What is being asked » Your output must consist solely of the lines from the "Give me the Plotly source for this chart." line through the "return 1 - pix / H" line, exactly as written, without images.

Stored rows »
◇ ◇ ◇ ◇
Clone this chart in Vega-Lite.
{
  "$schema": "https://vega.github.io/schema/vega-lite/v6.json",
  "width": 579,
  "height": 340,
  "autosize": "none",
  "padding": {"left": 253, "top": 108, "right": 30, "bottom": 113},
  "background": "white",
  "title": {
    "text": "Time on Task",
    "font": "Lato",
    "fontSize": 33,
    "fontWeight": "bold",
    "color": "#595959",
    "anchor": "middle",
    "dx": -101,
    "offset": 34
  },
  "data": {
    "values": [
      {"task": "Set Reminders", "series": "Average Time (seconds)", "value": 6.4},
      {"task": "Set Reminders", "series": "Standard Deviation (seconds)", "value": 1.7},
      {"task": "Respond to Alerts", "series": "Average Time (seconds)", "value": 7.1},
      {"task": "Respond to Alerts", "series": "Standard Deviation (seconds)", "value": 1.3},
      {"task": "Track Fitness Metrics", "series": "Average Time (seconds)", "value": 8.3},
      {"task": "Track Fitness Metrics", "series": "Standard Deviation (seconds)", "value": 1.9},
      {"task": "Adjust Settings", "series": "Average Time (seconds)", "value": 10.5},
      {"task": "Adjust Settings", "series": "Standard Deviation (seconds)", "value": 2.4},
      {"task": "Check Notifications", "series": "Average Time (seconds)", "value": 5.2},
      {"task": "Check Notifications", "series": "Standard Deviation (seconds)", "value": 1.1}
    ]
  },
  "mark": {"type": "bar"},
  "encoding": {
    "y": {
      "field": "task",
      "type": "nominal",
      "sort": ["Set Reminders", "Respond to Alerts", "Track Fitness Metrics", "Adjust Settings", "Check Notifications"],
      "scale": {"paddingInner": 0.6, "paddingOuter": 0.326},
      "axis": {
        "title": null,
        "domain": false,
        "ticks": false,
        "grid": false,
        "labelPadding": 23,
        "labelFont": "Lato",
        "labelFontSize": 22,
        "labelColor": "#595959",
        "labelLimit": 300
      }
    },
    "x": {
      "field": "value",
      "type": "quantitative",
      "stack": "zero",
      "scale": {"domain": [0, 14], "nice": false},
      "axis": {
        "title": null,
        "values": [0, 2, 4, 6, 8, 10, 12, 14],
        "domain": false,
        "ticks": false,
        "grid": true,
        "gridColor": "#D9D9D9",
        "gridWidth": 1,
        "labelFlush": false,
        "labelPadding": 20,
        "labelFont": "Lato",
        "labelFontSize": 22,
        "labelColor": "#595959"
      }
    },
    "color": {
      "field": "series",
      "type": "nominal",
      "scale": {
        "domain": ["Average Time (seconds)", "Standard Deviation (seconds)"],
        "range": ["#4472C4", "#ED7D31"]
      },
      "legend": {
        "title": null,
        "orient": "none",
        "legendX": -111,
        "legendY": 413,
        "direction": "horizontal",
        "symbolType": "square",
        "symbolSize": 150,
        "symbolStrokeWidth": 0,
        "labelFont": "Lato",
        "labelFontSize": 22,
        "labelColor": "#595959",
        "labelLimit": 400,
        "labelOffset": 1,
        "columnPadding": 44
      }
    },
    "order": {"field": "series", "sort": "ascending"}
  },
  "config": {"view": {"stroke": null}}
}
◇ ◇ ◇ ◇
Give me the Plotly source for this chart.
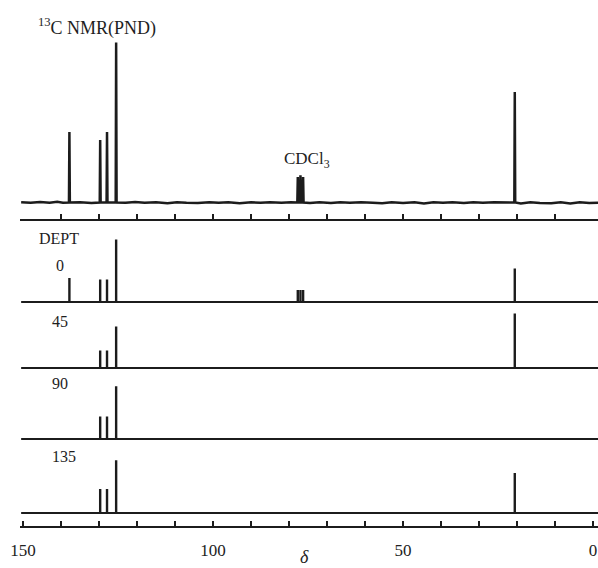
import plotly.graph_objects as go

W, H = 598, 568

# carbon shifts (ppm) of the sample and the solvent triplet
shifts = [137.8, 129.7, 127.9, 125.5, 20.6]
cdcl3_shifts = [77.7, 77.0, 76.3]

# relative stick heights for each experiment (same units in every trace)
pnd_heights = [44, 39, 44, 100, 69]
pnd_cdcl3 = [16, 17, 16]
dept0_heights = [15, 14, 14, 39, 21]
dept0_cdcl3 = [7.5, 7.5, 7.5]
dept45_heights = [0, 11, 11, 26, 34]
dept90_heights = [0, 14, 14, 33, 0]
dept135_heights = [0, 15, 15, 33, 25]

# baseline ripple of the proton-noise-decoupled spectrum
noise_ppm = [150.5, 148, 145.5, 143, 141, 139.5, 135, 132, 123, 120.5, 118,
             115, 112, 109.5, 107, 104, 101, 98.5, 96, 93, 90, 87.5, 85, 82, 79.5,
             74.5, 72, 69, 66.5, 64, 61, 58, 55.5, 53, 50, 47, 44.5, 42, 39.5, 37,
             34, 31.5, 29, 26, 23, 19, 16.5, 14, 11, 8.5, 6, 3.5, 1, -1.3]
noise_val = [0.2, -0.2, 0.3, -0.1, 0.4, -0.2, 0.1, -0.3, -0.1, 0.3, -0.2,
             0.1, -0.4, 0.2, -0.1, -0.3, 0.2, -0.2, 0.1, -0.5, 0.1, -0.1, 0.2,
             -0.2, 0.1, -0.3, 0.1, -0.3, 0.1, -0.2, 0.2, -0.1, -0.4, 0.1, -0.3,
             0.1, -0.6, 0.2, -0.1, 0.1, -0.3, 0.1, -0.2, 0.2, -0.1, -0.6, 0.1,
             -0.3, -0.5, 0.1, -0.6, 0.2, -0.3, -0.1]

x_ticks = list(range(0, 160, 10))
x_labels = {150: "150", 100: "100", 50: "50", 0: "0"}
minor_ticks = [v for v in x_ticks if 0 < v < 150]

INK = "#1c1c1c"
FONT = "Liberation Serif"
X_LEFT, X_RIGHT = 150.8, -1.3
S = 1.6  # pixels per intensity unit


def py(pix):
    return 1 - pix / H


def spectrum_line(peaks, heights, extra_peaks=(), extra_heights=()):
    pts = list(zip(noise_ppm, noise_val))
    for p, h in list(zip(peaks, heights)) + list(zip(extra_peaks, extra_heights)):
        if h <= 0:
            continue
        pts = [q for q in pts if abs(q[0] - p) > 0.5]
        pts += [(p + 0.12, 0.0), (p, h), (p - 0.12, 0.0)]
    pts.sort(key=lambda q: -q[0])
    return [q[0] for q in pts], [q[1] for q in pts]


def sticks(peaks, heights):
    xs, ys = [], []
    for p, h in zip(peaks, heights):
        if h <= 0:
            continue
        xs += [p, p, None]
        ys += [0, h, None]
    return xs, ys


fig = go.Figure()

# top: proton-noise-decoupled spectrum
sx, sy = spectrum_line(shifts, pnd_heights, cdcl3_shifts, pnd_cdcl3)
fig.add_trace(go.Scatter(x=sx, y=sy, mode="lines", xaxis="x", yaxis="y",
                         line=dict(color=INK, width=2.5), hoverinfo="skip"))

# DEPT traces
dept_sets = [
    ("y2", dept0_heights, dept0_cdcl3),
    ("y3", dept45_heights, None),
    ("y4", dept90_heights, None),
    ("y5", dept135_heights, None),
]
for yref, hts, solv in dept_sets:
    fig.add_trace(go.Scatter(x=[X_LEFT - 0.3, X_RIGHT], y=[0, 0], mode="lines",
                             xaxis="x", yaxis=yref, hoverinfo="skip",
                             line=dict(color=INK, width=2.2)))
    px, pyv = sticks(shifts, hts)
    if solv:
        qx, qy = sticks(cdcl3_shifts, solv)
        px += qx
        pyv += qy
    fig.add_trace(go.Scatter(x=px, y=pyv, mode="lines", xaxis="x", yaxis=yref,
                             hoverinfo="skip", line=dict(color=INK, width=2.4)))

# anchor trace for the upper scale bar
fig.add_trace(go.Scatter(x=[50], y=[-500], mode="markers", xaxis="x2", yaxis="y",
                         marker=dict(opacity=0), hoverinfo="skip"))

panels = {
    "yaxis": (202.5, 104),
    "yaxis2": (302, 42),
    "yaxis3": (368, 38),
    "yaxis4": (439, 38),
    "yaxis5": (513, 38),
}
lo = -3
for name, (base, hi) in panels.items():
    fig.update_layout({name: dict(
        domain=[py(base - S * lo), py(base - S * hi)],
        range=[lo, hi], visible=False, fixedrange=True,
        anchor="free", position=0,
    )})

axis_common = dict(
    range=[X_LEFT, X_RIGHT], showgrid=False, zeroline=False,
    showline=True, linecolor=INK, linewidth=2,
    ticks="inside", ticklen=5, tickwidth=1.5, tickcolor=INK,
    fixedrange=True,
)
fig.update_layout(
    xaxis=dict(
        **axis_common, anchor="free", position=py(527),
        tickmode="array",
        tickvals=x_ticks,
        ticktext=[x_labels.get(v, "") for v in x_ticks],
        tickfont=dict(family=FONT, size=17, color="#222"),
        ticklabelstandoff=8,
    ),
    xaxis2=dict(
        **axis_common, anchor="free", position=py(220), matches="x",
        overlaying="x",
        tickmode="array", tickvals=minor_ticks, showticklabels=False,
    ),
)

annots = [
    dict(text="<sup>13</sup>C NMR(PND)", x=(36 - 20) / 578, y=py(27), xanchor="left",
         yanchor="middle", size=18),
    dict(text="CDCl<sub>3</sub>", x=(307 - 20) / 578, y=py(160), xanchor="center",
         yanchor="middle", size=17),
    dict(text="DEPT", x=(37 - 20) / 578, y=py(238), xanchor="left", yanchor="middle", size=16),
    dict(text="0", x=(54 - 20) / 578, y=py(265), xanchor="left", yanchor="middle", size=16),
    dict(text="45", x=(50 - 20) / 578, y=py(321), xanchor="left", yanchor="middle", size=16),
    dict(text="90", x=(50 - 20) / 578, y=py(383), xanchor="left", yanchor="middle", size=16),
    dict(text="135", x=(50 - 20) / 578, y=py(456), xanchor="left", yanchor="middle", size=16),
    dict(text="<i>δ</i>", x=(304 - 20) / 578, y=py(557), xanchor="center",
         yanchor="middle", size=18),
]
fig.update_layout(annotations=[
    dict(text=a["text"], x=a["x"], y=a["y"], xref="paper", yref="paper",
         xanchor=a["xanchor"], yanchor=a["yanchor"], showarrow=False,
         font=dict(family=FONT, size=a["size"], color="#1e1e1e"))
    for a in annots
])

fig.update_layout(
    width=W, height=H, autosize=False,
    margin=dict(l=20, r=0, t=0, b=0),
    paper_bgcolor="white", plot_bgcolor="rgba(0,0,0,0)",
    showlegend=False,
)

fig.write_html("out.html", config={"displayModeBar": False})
◇ ◇ ◇ ◇
Written answer »
Give me the Plotly source for this chart.
import plotly.graph_objects as go

W, H = 598, 568

# carbon shifts (ppm) of the sample and the solvent triplet
shifts = [137.8, 129.7, 127.9, 125.5, 20.6]
cdcl3_shifts = [77.7, 77.0, 76.3]

# relative stick heights for each experiment (same units in every trace)
pnd_heights = [44, 39, 44, 100, 69]
pnd_cdcl3 = [16, 17, 16]
dept0_heights = [15, 14, 14, 39, 21]
dept0_cdcl3 = [7.5, 7.5, 7.5]
dept45_heights = [0, 11, 11, 26, 34]
dept90_heights = [0, 14, 14, 33, 0]
dept135_heights = [0, 15, 15, 33, 25]

# baseline ripple of the proton-noise-decoupled spectrum
noise_ppm = [150.5, 148, 145.5, 143, 141, 139.5, 135, 132, 123, 120.5, 118,
             115, 112, 109.5, 107, 104, 101, 98.5, 96, 93, 90, 87.5, 85, 82, 79.5,
             74.5, 72, 69, 66.5, 64, 61, 58, 55.5, 53, 50, 47, 44.5, 42, 39.5, 37,
             34, 31.5, 29, 26, 23, 19, 16.5, 14, 11, 8.5, 6, 3.5, 1, -1.3]
noise_val = [0.2, -0.2, 0.3, -0.1, 0.4, -0.2, 0.1, -0.3, -0.1, 0.3, -0.2,
             0.1, -0.4, 0.2, -0.1, -0.3, 0.2, -0.2, 0.1, -0.5, 0.1, -0.1, 0.2,
             -0.2, 0.1, -0.3, 0.1, -0.3, 0.1, -0.2, 0.2, -0.1, -0.4, 0.1, -0.3,
             0.1, -0.6, 0.2, -0.1, 0.1, -0.3, 0.1, -0.2, 0.2, -0.1, -0.6, 0.1,
             -0.3, -0.5, 0.1, -0.6, 0.2, -0.3, -0.1]

x_ticks = list(range(0, 160, 10))
x_labels = {150: "150", 100: "100", 50: "50", 0: "0"}
minor_ticks = [v for v in x_ticks if 0 < v < 150]

INK = "#1c1c1c"
FONT = "Liberation Serif"
X_LEFT, X_RIGHT = 150.8, -1.3
S = 1.6  # pixels per intensity unit


def py(pix):
    return 1 - pix / H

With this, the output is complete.